Restent plusieurs inconnues. Quel rôle pour la banque centrale ? Quelle technologie et quel modèle de distribution adopter ? Comment gérer la sécurité et la protection des données ? Quel impact sur les banques et le système financier ? Début décembre 2021, la BCE a listé trois conditions nécessaires au succès du futur euro numérique : son “acceptation mercantile”, une distribution efficace par des intermédiaires supervisés tels que des banques ou des fournisseurs de paiement régulés et la capacité à utiliser le MNBC pour “payer n’importe où, payer de façon sécurisée, payer de façon confidentielle”. Pour Christina Skinner, les défis structurels potentiels restent la possible désintermédiation du secteur bancaire privé ; l’éviction de l’innovation du secteur privé liée aux stablecoins ; et un bilan élargi de la banque centrale.
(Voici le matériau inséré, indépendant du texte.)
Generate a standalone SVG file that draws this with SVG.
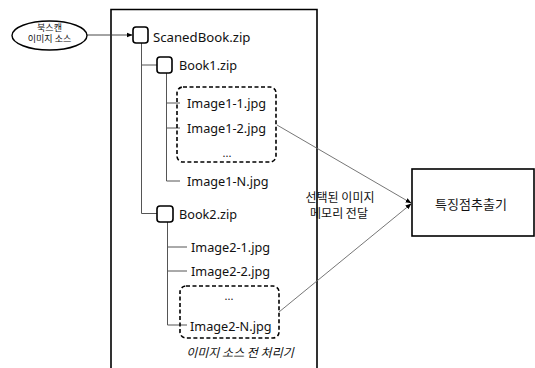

Face à ces risques, on comprend mieux la prudence des banques centrales, à commencer par la Fed américaine. Qualifiant la MNBC de “projet très prioritaire”, son président, Jerome Powell, a reconnu examiner avec beaucoup de précaution la question de savoir s’ils devraient émettre un dollar numérique.

Le plus grand abandon est celui de la souveraineté monétaire”, rappelle l’économiste Thomas Piketty. Nul doute que, des deux côtés de l’Atlantique, c’est là que se jouera le futur de la monnaie numérique de banque centrale. n I. H.